Savoir si ceux-ci sont pertinents en matière d'asile ne peut, en l'état, être
décidé.
L'état de fait n'ayant pas été correctement établi, l'analyse
du SEM sur l'éventuelle crainte fondée du recourant au moment de son départ, voire
en cas de retour dans son pays, est ainsi erronée.
8.
8.1 Les
recours contre les décisions du SEM en matière d'asile et de renvoi sont en principe des recours
en réforme, exceptionnellement des recours en annulation (art. 61 al. 1 PA).

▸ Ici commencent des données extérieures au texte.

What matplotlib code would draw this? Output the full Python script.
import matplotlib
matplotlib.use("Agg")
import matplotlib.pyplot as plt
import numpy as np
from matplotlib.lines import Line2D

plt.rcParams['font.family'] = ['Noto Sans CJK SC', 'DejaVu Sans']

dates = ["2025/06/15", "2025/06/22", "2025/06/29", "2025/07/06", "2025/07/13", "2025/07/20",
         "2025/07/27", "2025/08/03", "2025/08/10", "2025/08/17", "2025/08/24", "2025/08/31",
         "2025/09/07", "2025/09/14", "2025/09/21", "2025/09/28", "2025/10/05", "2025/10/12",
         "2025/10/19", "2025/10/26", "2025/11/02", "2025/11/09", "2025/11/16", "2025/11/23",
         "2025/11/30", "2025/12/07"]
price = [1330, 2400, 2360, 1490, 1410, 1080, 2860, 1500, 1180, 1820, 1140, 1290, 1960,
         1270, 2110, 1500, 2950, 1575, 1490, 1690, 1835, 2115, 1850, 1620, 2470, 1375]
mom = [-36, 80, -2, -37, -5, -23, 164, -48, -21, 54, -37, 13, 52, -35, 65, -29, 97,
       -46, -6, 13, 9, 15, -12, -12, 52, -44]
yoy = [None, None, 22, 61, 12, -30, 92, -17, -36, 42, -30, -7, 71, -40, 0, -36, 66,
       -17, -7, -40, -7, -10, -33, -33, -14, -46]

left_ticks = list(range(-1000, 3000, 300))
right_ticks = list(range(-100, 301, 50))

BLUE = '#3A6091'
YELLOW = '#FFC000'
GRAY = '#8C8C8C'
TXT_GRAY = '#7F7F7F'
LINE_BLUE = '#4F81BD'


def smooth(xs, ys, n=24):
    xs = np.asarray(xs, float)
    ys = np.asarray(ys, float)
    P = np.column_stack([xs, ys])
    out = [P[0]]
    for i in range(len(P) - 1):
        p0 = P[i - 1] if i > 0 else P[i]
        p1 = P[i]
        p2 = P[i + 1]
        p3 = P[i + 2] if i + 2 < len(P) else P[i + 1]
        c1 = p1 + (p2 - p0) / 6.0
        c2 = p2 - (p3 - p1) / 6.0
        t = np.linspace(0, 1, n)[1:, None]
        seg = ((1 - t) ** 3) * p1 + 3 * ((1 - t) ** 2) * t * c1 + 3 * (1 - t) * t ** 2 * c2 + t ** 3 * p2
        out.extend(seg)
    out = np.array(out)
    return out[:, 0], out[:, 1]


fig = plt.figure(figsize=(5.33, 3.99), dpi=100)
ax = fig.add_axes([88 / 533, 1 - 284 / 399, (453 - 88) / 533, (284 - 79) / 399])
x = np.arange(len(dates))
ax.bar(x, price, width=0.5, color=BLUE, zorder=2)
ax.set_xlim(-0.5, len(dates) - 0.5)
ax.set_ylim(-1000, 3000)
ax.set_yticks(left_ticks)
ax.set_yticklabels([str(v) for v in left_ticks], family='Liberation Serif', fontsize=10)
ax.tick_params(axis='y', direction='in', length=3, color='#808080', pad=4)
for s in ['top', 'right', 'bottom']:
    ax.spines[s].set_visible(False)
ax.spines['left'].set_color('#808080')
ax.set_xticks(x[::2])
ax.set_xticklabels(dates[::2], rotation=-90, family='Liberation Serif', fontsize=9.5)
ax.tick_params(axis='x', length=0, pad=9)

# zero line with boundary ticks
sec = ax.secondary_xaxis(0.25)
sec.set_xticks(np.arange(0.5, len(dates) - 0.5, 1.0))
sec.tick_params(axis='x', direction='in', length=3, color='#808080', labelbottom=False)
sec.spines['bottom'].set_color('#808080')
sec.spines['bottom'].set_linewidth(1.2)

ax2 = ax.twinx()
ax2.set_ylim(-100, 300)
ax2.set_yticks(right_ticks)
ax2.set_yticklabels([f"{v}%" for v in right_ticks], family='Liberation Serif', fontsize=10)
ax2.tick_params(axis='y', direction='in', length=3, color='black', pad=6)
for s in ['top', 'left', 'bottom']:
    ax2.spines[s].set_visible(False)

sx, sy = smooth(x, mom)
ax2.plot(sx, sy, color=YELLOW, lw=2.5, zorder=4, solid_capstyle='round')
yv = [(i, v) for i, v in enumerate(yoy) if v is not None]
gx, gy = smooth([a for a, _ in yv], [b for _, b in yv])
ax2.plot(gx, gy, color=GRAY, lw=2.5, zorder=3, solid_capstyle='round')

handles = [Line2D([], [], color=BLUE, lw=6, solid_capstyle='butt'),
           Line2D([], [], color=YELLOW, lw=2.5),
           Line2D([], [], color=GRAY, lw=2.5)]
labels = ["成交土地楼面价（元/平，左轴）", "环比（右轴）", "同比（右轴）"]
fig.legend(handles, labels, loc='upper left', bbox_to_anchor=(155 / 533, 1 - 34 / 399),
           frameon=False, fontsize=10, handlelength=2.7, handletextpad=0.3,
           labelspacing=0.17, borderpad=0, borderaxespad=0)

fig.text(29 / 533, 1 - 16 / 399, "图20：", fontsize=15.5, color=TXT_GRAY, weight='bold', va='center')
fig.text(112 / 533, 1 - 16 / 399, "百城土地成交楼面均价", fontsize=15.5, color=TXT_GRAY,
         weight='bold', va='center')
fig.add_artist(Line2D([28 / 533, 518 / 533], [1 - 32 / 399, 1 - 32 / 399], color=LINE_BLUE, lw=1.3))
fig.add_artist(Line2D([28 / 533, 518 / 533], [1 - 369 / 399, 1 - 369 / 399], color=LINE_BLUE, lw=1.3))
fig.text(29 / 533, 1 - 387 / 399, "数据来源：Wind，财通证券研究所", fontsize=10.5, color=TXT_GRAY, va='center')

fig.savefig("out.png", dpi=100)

Toutefois, la réforme
présuppose un dossier suffisamment mûr pour qu'une décision puisse être prononcée,
étant précisé qu'il n'appartient pas à l'autorité de recours de procéder
à des investigations complémentaires d'ampleur excessive.
8.2 En
l'espèce, la cause n'est pas suffisamment instruite pour que le Tribunal puisse se prononcer.

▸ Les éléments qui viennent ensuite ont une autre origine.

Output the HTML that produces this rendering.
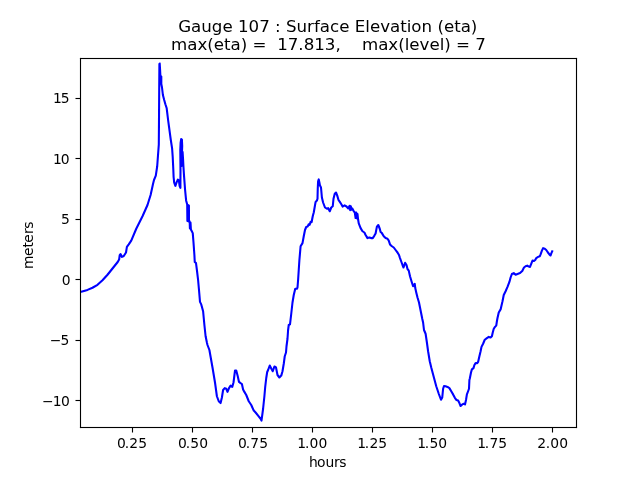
<!DOCTYPE html><html><head><meta charset="utf-8"><title>Gauge 107</title><style>html,body{margin:0;padding:0;background:#fff;width:640px;height:480px;overflow:hidden}svg{display:block;will-change:transform}text{font-family:"DejaVu Sans","Liberation Sans",sans-serif;fill:#000}</style></head><body>
<svg width="640" height="480" viewBox="0 0 640 480">
<rect x="0" y="0" width="640" height="480" fill="#fff"/>
<defs><clipPath id="ax"><rect x="80" y="57.6" width="496" height="369.6"/></clipPath></defs>
<path d="M80.00 292.00 L81.25 291.75 L87.50 289.90 L92.50 287.75 L97.50 284.80 L102.50 280.30 L107.50 274.75 L112.50 268.50 L117.70 262.00 L119.10 259.60 L119.75 255.00 L120.50 254.00 L122.00 256.90 L123.75 256.00 L126.00 252.50 L126.90 246.90 L128.75 244.40 L131.25 240.60 L136.25 228.75 L142.50 216.25 L147.50 205.00 L150.60 195.00 L152.25 187.50 L153.00 184.00 L154.00 180.00 L155.80 175.60 L157.20 166.25 L158.10 154.00 L158.80 144.70 L159.00 120.00 L159.20 90.00 L159.40 64.00 L159.70 63.50 L160.10 70.00 L160.40 76.00 L161.30 76.50 L161.30 84.00 L162.00 87.50 L162.90 95.00 L164.20 100.00 L165.40 104.20 L166.70 108.30 L167.30 113.30 L168.10 120.00 L169.00 126.70 L170.00 134.20 L170.80 140.00 L172.10 148.30 L172.70 156.70 L173.30 169.20 L173.60 177.00 L174.20 182.70 L175.40 185.80 L176.50 182.70 L177.80 179.60 L178.90 180.60 L179.60 185.80 L180.40 187.90 L180.50 170.00 L180.30 150.00 L180.60 143.00 L181.20 139.00 L181.90 139.50 L182.20 146.00 L181.50 166.00 L181.40 150.00 L182.60 152.00 L183.10 160.00 L183.40 166.00 L184.00 175.40 L185.10 190.00 L186.10 200.40 L187.20 204.50 L187.40 221.00 L188.00 205.00 L188.50 221.50 L188.90 205.50 L189.00 220.00 L189.70 222.00 L189.90 228.50 L190.50 222.50 L190.90 229.50 L191.70 231.00 L192.75 233.10 L193.50 242.50 L194.40 255.00 L194.75 261.90 L196.00 263.10 L196.90 270.00 L198.10 280.00 L199.00 290.00 L200.00 301.90 L201.25 304.40 L203.10 311.25 L204.40 325.00 L205.60 336.25 L206.90 342.50 L207.50 345.00 L209.40 350.00 L212.50 367.50 L215.00 382.50 L216.90 396.25 L218.75 401.25 L220.60 403.10 L221.90 397.50 L223.10 390.00 L224.75 388.10 L226.25 388.75 L227.50 391.90 L229.00 388.10 L230.60 385.60 L232.25 386.90 L233.50 382.50 L235.00 370.60 L236.25 370.60 L237.75 376.25 L239.00 381.90 L240.60 383.10 L241.90 384.00 L243.10 389.40 L244.40 391.90 L246.25 395.00 L248.75 401.25 L251.25 405.00 L253.75 410.60 L255.60 412.50 L258.10 415.60 L260.60 418.75 L261.50 420.60 L263.10 408.75 L264.40 396.25 L265.20 387.00 L266.25 378.00 L267.20 372.00 L268.10 370.00 L269.75 365.50 L271.25 368.50 L272.75 371.25 L274.40 366.50 L276.00 367.50 L277.50 375.00 L279.40 377.50 L281.25 375.60 L282.50 371.25 L283.75 363.75 L284.75 356.25 L286.00 352.50 L286.50 346.25 L287.50 338.75 L288.10 330.00 L288.75 325.00 L290.00 324.40 L291.25 313.75 L292.50 302.50 L293.75 295.00 L295.25 288.75 L296.90 288.75 L297.50 287.50 L298.10 280.00 L298.75 270.00 L299.40 260.00 L300.60 246.25 L302.50 243.10 L303.75 236.25 L305.00 230.00 L306.20 227.00 L307.60 226.60 L308.60 224.30 L309.60 224.80 L310.60 221.80 L311.60 222.20 L312.30 218.50 L312.80 216.00 L313.75 212.50 L314.40 208.75 L315.60 201.90 L316.90 200.60 L317.50 198.75 L317.75 188.75 L318.10 181.25 L318.75 179.40 L319.40 182.50 L320.00 185.60 L321.00 187.50 L321.90 197.50 L323.10 202.50 L325.00 207.50 L326.90 208.75 L328.10 208.10 L329.75 211.25 L331.25 207.50 L332.75 206.25 L333.50 198.75 L334.75 193.75 L336.00 192.50 L337.25 195.60 L338.50 200.00 L340.00 202.20 L341.50 204.50 L342.60 206.60 L344.60 205.40 L346.50 206.50 L348.30 208.50 L349.60 205.80 L350.20 210.20 L350.80 206.30 L351.50 209.80 L352.30 208.50 L353.50 210.80 L354.80 212.50 L355.60 218.00 L356.30 212.60 L357.00 218.50 L357.50 214.00 L358.10 219.50 L358.75 223.40 L360.60 228.10 L362.50 231.25 L364.40 232.50 L365.60 235.00 L367.50 238.10 L369.40 237.50 L371.00 238.10 L372.75 238.10 L374.40 235.60 L375.60 233.50 L376.90 226.60 L378.30 225.00 L379.75 228.75 L380.60 231.90 L381.90 233.10 L383.75 236.25 L385.60 238.10 L387.50 238.75 L388.75 240.60 L390.00 244.40 L391.90 246.25 L393.75 247.50 L395.60 250.00 L397.50 252.50 L399.00 255.00 L400.00 258.10 L401.25 261.50 L402.50 265.00 L403.50 267.50 L405.10 262.80 L406.50 265.00 L407.50 269.00 L408.75 270.60 L410.00 276.25 L411.50 281.25 L413.10 286.25 L414.75 283.75 L415.25 288.10 L416.25 292.50 L417.50 297.50 L419.00 302.50 L420.00 307.50 L421.25 313.75 L422.25 318.75 L423.10 322.50 L424.00 330.00 L425.60 333.75 L426.90 342.50 L428.10 351.25 L429.75 361.25 L431.25 367.50 L433.10 374.40 L436.25 386.25 L438.75 393.75 L441.00 399.75 L442.25 397.50 L443.10 388.75 L444.00 386.00 L445.60 386.25 L447.50 386.90 L449.40 388.10 L451.25 391.25 L453.10 394.40 L455.00 398.10 L456.50 400.00 L458.10 400.60 L459.40 403.10 L460.60 406.00 L462.25 404.40 L463.75 403.75 L465.00 404.40 L466.00 400.00 L466.90 394.40 L468.10 391.25 L469.00 388.75 L469.40 380.00 L469.75 378.75 L471.00 372.50 L471.90 369.40 L473.50 368.10 L474.40 365.00 L475.60 363.10 L477.25 363.10 L478.10 361.90 L479.40 356.25 L480.60 351.25 L481.50 346.90 L483.10 343.75 L484.75 339.75 L486.90 338.10 L488.75 336.90 L490.60 337.50 L491.90 336.25 L492.75 332.50 L493.75 328.75 L495.00 326.90 L496.25 325.60 L496.90 321.25 L497.50 318.00 L498.75 312.50 L500.60 309.40 L502.50 301.25 L503.75 295.00 L505.60 291.25 L507.50 286.90 L509.40 281.90 L510.60 277.50 L511.90 274.00 L513.75 273.10 L515.60 274.75 L517.50 274.00 L520.00 273.10 L522.25 271.00 L524.00 267.50 L525.60 266.25 L527.25 265.60 L528.75 266.60 L530.00 266.90 L531.50 263.10 L532.50 260.60 L534.00 261.00 L535.25 260.00 L536.25 258.10 L538.10 256.90 L539.75 256.25 L540.60 254.40 L541.90 250.60 L543.10 248.10 L544.75 248.75 L546.25 250.00 L547.75 252.25 L549.40 254.40 L550.50 255.50 L551.40 253.20 L552.20 251.40" fill="none" stroke="#0000ff" stroke-width="2.0833" stroke-linejoin="round" stroke-linecap="square" clip-path="url(#ax)"/>
<g fill="#000">
<rect x="79.944" y="57.944" width="497.111" height="1.111"/>
<rect x="79.944" y="426.944" width="497.111" height="1.111"/>
<rect x="79.944" y="57.944" width="1.111" height="370.111"/>
<rect x="575.944" y="57.944" width="1.111" height="370.111"/>
<rect x="131.944" y="427.500" width="1.111" height="5.000"/>
<rect x="191.944" y="427.500" width="1.111" height="5.000"/>
<rect x="251.944" y="427.500" width="1.111" height="5.000"/>
<rect x="311.944" y="427.500" width="1.111" height="5.000"/>
<rect x="371.944" y="427.500" width="1.111" height="5.000"/>
<rect x="431.944" y="427.500" width="1.111" height="5.000"/>
<rect x="491.944" y="427.500" width="1.111" height="5.000"/>
<rect x="551.944" y="427.500" width="1.111" height="5.000"/>
<rect x="75.500" y="97.944" width="5.000" height="1.111"/>
<rect x="75.500" y="157.944" width="5.000" height="1.111"/>
<rect x="75.500" y="218.944" width="5.000" height="1.111"/>
<rect x="75.500" y="278.944" width="5.000" height="1.111"/>
<rect x="75.500" y="339.944" width="5.000" height="1.111"/>
<rect x="75.500" y="399.944" width="5.000" height="1.111"/>
</g>
<g font-size="13.889px">
<text x="117.04 124.87 129.29 138.13" y="448.00">0.25</text>
<text x="177.89 185.87 190.29 199.13" y="448.00">0.50</text>
<text x="237.89 245.87 250.29 259.13" y="448.00">0.75</text>
<text x="297.29 305.12 309.54 318.38" y="448.00">1.00</text>
<text x="357.29 364.87 369.39 378.13" y="448.00">1.25</text>
<text x="417.29 424.87 429.44 438.13" y="448.00">1.50</text>
<text x="477.29 484.87 489.39 498.18" y="448.00">1.75</text>
<text x="537.29 545.87 550.19 559.13" y="448.00">2.00</text>
<text x="52.93 60.76" y="103.00">15</text>
<text x="52.93 60.76" y="164.00">10</text>
<text x="61.01" y="224.00">5</text>
<text x="61.76" y="285.00">0</text>
<text x="49.63 60.51" y="345.00">−5</text>
<text x="41.94 52.68 61.01" y="406.00">−10</text>
<text x="308.88 316.88 325.58 333.88 339.29" y="467.00">hours</text>
<text transform="translate(33.00 244.60) rotate(-90)" x="-24.41 -11.38 -3.03 1.91 10.56 15.87" y="0">meters</text>
</g>
<g font-size="16.667px">
<text x="327.80" y="32.00" text-anchor="middle">Gauge 107 : Surface Elevation (eta)</text>
<text x="328.50" y="50.30" text-anchor="middle" xml:space="preserve">max(eta) =  17.813,    max(level) = 7</text>
</g>
</svg></body></html>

Par ailleurs, l'étendue des mesures d'instruction à effectuer dépasse celles qu'il incombe
à l'autorité de recours d'entreprendre. Partant, une cassation se justifie (Philippe
Weissenberger/ Astrid Hirzel, commentaire ad art.

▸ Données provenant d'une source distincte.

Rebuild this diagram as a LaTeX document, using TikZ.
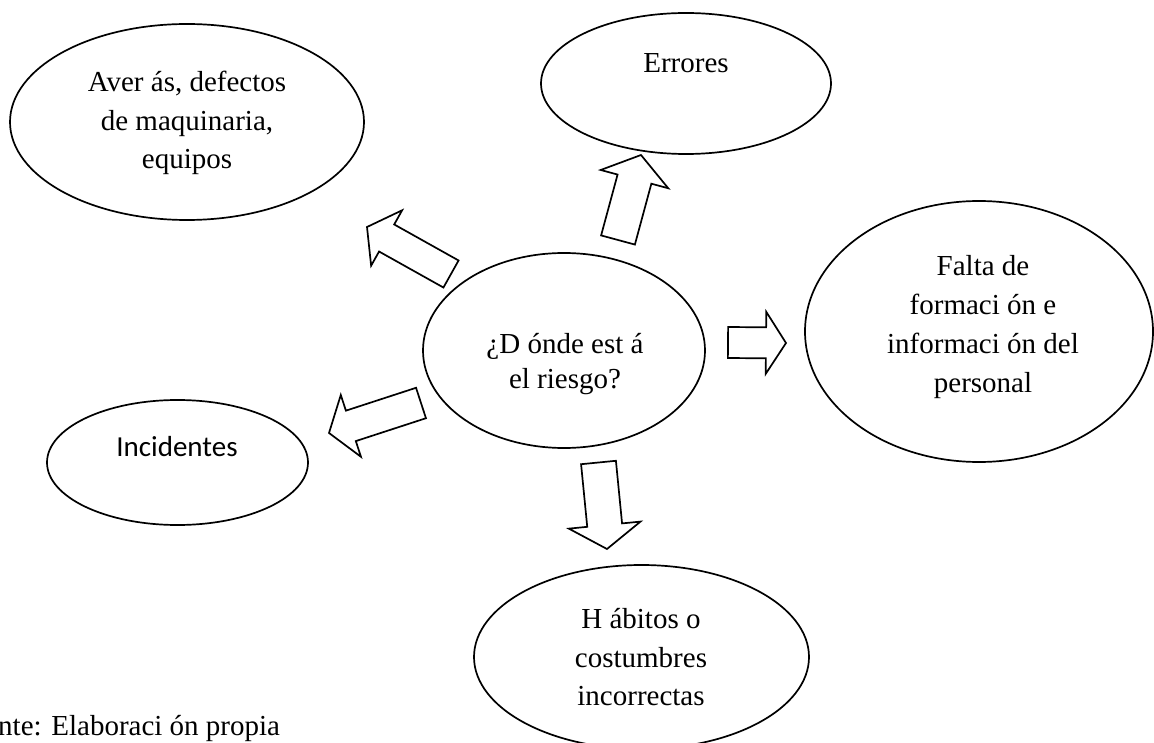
\documentclass[tikz,border=0pt]{standalone}
\usepackage{fontspec}
\setmainfont{Liberation Serif}
\newfontfamily\carlito{Carlito}
\usepackage{tikz}
\usetikzlibrary{shapes.geometric,positioning,calc}

% hollow block arrow: from, to, shaft half width, head half width, head length
\newcommand{\blockarrow}[5]{%
  \coordinate (hb) at ($(#2)!#5!(#1)$);
  \draw[blockline] ($(#1)!#3!90:(#2)$) -- ($(hb)!#3!90:(#2)$) -- ($(hb)!#4!90:(#2)$) -- (#2)
    -- ($(hb)!#4!-90:(#2)$) -- ($(hb)!#3!-90:(#2)$) -- ($(#1)!#3!-90:(#2)$) -- cycle;
}

\begin{document}
\begin{tikzpicture}[x=1pt, y=-1pt,
    bubble/.style={ellipse, draw, line width=1.7pt, inner sep=0pt},
    txt/.style={inner sep=0pt, align=center, font=\fontsize{29}{38.5}\selectfont},
    blockline/.style={line width=1.7pt, line join=miter, draw, fill=white}
  ]
    \useasboundingbox (0,0) rectangle (1154,743);

    \node[bubble, minimum width=354pt, minimum height=196pt] (averias) at (187,122) {};
    \node[txt] (averias-t) at (187,123) {Aver ás, defectos\\de maquinaria,\\equipos};

    \node[bubble, minimum width=290pt, minimum height=141pt] (errores) at (686,83.5) {};
    \node[txt] (errores-t) at (686,63.5) {Errores};

    \node[bubble, minimum width=282pt, minimum height=195pt] (riesgo) at (564,350.5) {};
    \node[txt, font=\fontsize{29}{35}\selectfont] (riesgo-t) at (565,364) {¿D ónde est á\\el riesgo?};

    \node[bubble, minimum width=348pt, minimum height=261pt] (falta) at (979,331.5) {};
    \node[txt, font=\fontsize{29}{39.3}\selectfont] (falta-t) at (983,327) {Falta de\\formaci ón e\\informaci ón del\\personal};

    \node[bubble, minimum width=261pt, minimum height=125pt] (incidentes) at (177.5,462.5) {};
    \node[txt, font=\carlito\fontsize{29}{35}\selectfont] (incidentes-t) at (177,447) {Incidentes};

    \node[bubble, minimum width=335pt, minimum height=184pt] (habitos) at (641.5,657) {};
    \node[txt] (habitos-t) at (641,657.5) {H ábitos o\\costumbres\\incorrectas};

    \node[txt, anchor=base west] (fuente) at (-2,735) {nte: Elaboraci ón propia};

    % arrow ends
    \coordinate (from-averias) at (451,274);
    \coordinate (to-averias) at (367,227);
    \coordinate (from-errores) at (618,240);
    \coordinate (to-errores) at (641,155);
    \coordinate (from-falta) at (728,342.5);
    \coordinate (to-falta) at (786,343);
    \coordinate (from-incidentes) at (421,403);
    \coordinate (to-incidentes) at (329,433);
    \coordinate (from-habitos) at (598.5,462.5);
    \coordinate (to-habitos) at (607,549);

    \blockarrow{from-averias}{to-averias}{15.5pt}{31.75pt}{22.5pt}
    \blockarrow{from-errores}{to-errores}{17.5pt}{35pt}{25pt}
    \blockarrow{from-falta}{to-falta}{15.5pt}{31pt}{20pt}
    \blockarrow{from-incidentes}{to-incidentes}{16pt}{32.5pt}{23pt}
    \blockarrow{from-habitos}{to-habitos}{17.5pt}{36pt}{24pt}
  \end{tikzpicture}
\end{document}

61 PA in : Praxiskommentar VwVG, Waldmann/Weissenberger
[éd.], 2016, no 16 p. 1264 ;
Madeleine Camprubi, commentaire ad art. 61 al. 1 PA in :
VwVG - Kommentar zum Bundesgesetz über das Verwaltungsverfahren, Auer/Müller/Schindler
[éd.], no 11 p. 773 ss ;
voir aussi ATAF 2012/21 consid. 5).
9.
Eu
égard à ce qui précède, il y a lieu d'admettre le présent recours et d'annuler
intégralement la décision du SEM pour violation du droit d'être entendu et établissement
incomplet de l'état de fait pertinent sur la base de l'art. 106 al. 1 let. b LAsi et
de lui renvoyer la cause pour nouvelle décision.
10.
10.1 L'intéressé
ayant eu gain de cause, il n'est pas perçu de frais de procédure (art. 63 al. 2
PA).
10.2 Conformément
à l'art. 64 al. 1 PA et aux art. 5 à 7 du règlement du 21 février
2008 concernant les frais, dépens et indemnités fixés par le Tribunal administratif fédéral
(FITAF, RS 173.320.2), la partie qui a obtenu gain de cause a droit à des dépens pour les frais
nécessaires qui lui ont été occasionnés par le litige.
10.3 En
l'absence d'un décompte de prestations, il se justifie de fixer l'indemnité
globale, ex aequo (art. 14 al. 2 FITAF), à 600 francs à titre de dépens.